Originating in the highlands of what was then called Abyssinia, in the fifteenth century coffee spread to Egypt, Yemen, and Arabia, where beans were first roasted and brewed, similar to the modern preparation. The word coffee derives, in fact, from the Arabic word kahwah, or wine. This indicates how the original use and understanding of coffee was that of a nonintoxicating, and indeed sobering, substitute for an alcoholic beverage, which Muslim religious law forbids. The distinct social nature of coffee consumption also developed in the Arab world, where most coffee drinking was and is confined to coffeehouses. The first coffeehouse opened in 1555 in Constantinople, and hundreds more followed suit.

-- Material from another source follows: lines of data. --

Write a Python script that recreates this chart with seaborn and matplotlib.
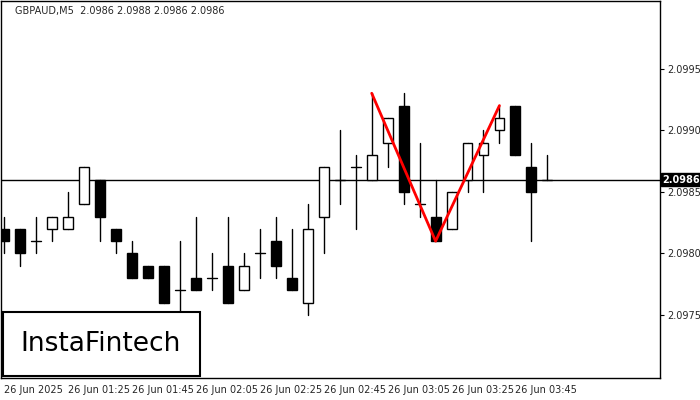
import matplotlib
matplotlib.use("Agg")
import matplotlib.pyplot as plt
import seaborn as sns
import pandas as pd
from matplotlib.patches import Rectangle

opens  = [2.0982,2.0982,2.0981,2.0982,2.0982,2.0984,2.0986,2.0982,2.0980,2.0979,2.0979,2.0977,2.0978,2.0978,2.0979,2.0977,2.0980,2.0981,2.0978,2.0976,2.0983,2.0986,2.0987,2.0986,2.0989,2.0992,2.0984,2.0983,2.0982,2.0986,2.0988,2.0990,2.0992,2.0987,2.0986]
closes = [2.0981,2.0980,2.0981,2.0983,2.0983,2.0987,2.0983,2.0981,2.0978,2.0978,2.0976,2.0977,2.0977,2.0978,2.0976,2.0979,2.0980,2.0979,2.0977,2.0982,2.0987,2.0986,2.0987,2.0988,2.0991,2.0985,2.0984,2.0981,2.0985,2.0989,2.0989,2.0991,2.0988,2.0985,2.0986]
highs  = [2.0983,2.0982,2.0983,2.0983,2.0985,2.0987,2.0986,2.0982,2.0981,2.0979,2.0979,2.0981,2.0983,2.0980,2.0983,2.0980,2.0982,2.0983,2.0982,2.0984,2.0987,2.0990,2.0988,2.0993,2.0991,2.0993,2.0989,2.0986,2.0985,2.0989,2.0990,2.0992,2.0992,2.0989,2.0988]
lows   = [2.0980,2.0979,2.0980,2.0981,2.0982,2.0984,2.0981,2.0980,2.0978,2.0978,2.0976,2.0975,2.0977,2.0977,2.0976,2.0977,2.0978,2.0978,2.0977,2.0975,2.0980,2.0984,2.0982,2.0986,2.0987,2.0984,2.0983,2.0981,2.0982,2.0985,2.0985,2.0989,2.0988,2.0981,2.0986]
tick_labels = ["26 Jun 2025","26 Jun 01:25","26 Jun 01:45","26 Jun 02:05","26 Jun 02:25","26 Jun 02:45","26 Jun 03:05","26 Jun 03:25","26 Jun 03:45"]
price_ticks = [2.0975,2.0980,2.0985,2.0990,2.0995]
pattern_idx = [23,27,31]
pattern_px = [2.0993,2.0981,2.0992]
current = 2.0986

sns.set_style("white")
fig = plt.figure(figsize=(7,4), dpi=100)
ax = fig.add_axes([0.002, 0.055, 0.941, 0.943])
ax.set_xlim(-0.19, 41.06)
ax.set_ylim(2.09699, 2.10005)

w = 0.62
for i,(o,c,h,l) in enumerate(zip(opens,closes,highs,lows)):
    ax.plot([i,i],[l,h],color="black",lw=1,zorder=2)
    if o == c:
        ax.plot([i-w/2,i+w/2],[o,o],color="black",lw=1,zorder=3)
    else:
        fc = "white" if c > o else "black"
        ax.add_patch(Rectangle((i-w/2,min(o,c)),w,abs(c-o),facecolor=fc,edgecolor="black",lw=1,zorder=3))

ax.axhline(current,color="black",lw=1,zorder=1)
df = pd.DataFrame({"x":pattern_idx,"y":pattern_px})
sns.lineplot(data=df,x="x",y="y",ax=ax,color="#ff0000",lw=2,zorder=5,sort=False)

ax.yaxis.tick_right()
ax.set_yticks(price_ticks)
ax.set_yticklabels([f"{p:.4f}" for p in price_ticks],fontsize=7)
ax.set_xticks([4*k for k in range(len(tick_labels))])
ax.set_xticklabels(tick_labels,fontsize=7,ha="left")
ax.tick_params(axis="both",length=3,direction="out",color="black",pad=2)
ax.set_xlabel(""); ax.set_ylabel("")
for s in ax.spines.values():
    s.set_color("black"); s.set_linewidth(1)

ax.text(1.004, (current-2.09699)/(2.10005-2.09699), f"{current:.4f}", transform=ax.transAxes,
        fontsize=7, color="white", fontweight="bold", va="center", ha="left",
        bbox=dict(boxstyle="square,pad=0.15",fc="black",ec="black"))
ax.text(0.02,0.985,"GBPAUD,M5  2.0986 2.0988 2.0986 2.0986",transform=ax.transAxes,fontsize=7,va="top",ha="left")

fig.patches.append(Rectangle((3/700,24/400),197/700,64/400,transform=fig.transFigure,facecolor="white",edgecolor="black",lw=1.5,zorder=10))
fig.text(101/700,56/400,"InstaFintech",fontsize=19,ha="center",va="center",color="black",zorder=11,family="DejaVu Sans")
fig.savefig("out.png",dpi=100)
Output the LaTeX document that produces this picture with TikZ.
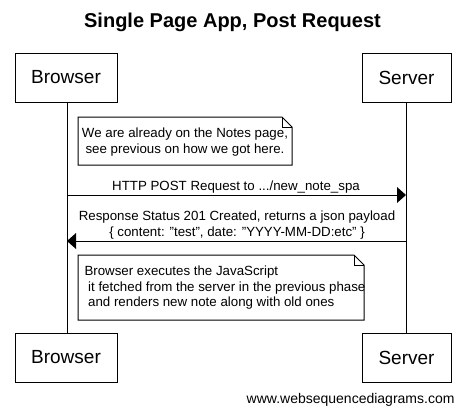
\documentclass[tikz,border=0pt]{standalone}
\usepackage{fontspec}
\setmainfont[Ligatures=NoCommon]{Liberation Sans}
\newcommand{\dq}{\symbol{34}}
\begin{document}
\begin{tikzpicture}[x=1pt,y=-1pt,line width=1pt,
  actor/.style={draw,fill=white,minimum width=102pt,minimum height=49pt,inner sep=0pt,font=\fontsize{19}{22}\selectfont},
  msg/.style={font=\fontsize{13.3}{15.5}\selectfont,inner sep=0pt},
  notetext/.style={font=\fontsize{13.3}{15.5}\selectfont,inner sep=0pt},
  life/.style={line width=1pt},
  arr/.style={line width=1pt},
  head/.style={fill=black,draw=none}]
\useasboundingbox (0,0) rectangle (465,416);
\fill[white] (0,0) rectangle (465,416);
% title
\node[font=\bfseries\fontsize{20}{24}\selectfont] (title) at (232.5,22) {Single Page App, Post Request};
% actors top and bottom
\node[actor] (bt) at (66,77.5) {Browser};
\node[actor,minimum width=89pt] (st) at (406.5,77.5) {Server};
\node[actor] (bb) at (66,357.5) {Browser};
\node[actor,minimum width=89pt] (sb) at (406.5,357.5) {Server};
% lifelines
\draw[life] (bt.south -| 67,0) coordinate (bl1) -- (bb.north -| 67,0) coordinate (bl2);
\draw[life] (st.south -| 406,0) coordinate (sl1) -- (sb.north -| 406,0) coordinate (sl2);
% first note
\draw[fill=white] (78,117) -- (282,117) -- (292,127) -- (292,165) -- (78,165) -- cycle;
\draw (282,117) -- (282,127) -- (292,127);
\node[notetext,align=center] (n1) at (185,142) {We are already on the Notes page,\\ see previous on how we got here.};
% request
\coordinate (a1s) at (67,195);
\coordinate (a1e) at (397,195);
\draw[arr] (a1s) -- (a1e);
\fill[head] (406,195) -- (397,187) -- (397,203) -- cycle;
\node[msg] (m1) at (236,187) {HTTP POST Request to .../new\_note\_spa};
% response
\coordinate (a2s) at (406,241);
\coordinate (a2e) at (76,241);
\draw[arr] (a2s) -- (a2e);
\fill[head] (67,241) -- (76,233) -- (76,249) -- cycle;
\node[msg,align=center] (m2) at (237,225) {Response Status 201 Created, returns a json payload\\ \{ content: \dq test\dq, date: \dq YYYY-MM-DD:etc\dq\ \}};
% second note
\draw[fill=white] (78,255) -- (354,255) -- (364,265) -- (364,320) -- (78,320) -- cycle;
\draw (354,255) -- (354,265) -- (364,265);
\node[notetext,align=left,anchor=west] (n2) at (84,288) {Browser executes the JavaScript\\ \ it fetched from the server in the previous phase\\ \ and renders new note along with old ones};
% footer
\node[font=\fontsize{14}{16}\selectfont,anchor=east,inner sep=0pt] (foot) at (455,400) {www.websequencediagrams.com};
\end{tikzpicture}
\end{document}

Intense patronizing of coffeehouses soon transformed coffee drinking into a daily ritual of Muslim male socialization and conversation.

Coffee first arrived in Europe in the sixteenth century as an oddity reserved to the aristocratic elite, its status deriving from being a scarce, expensive, and exotic product. As soon as the end of the following century, though, European colonialism and its global plantation system made coffee available and affordable to a much wider consumer base. The Dutch were successful in planting coffee in their colony of Java in the 1690s, thus replacing the early, less effective, import route from Mocha in Yemen. The French were responsible for the development of coffee plantations in the Western Hemisphere as they first brought plants in Martinique and Saint-Domingue (today Haiti). Between the seventeenth and the nineteenth centuries, as production spread from Dutch Indonesia and the French Antilles to Brazil and Spanish America, and later (in the twentieth century) back to Africa and Southeast Asia, coffee stimulated capitalist investments and the exploitation of slave, indentured, and migrant labor.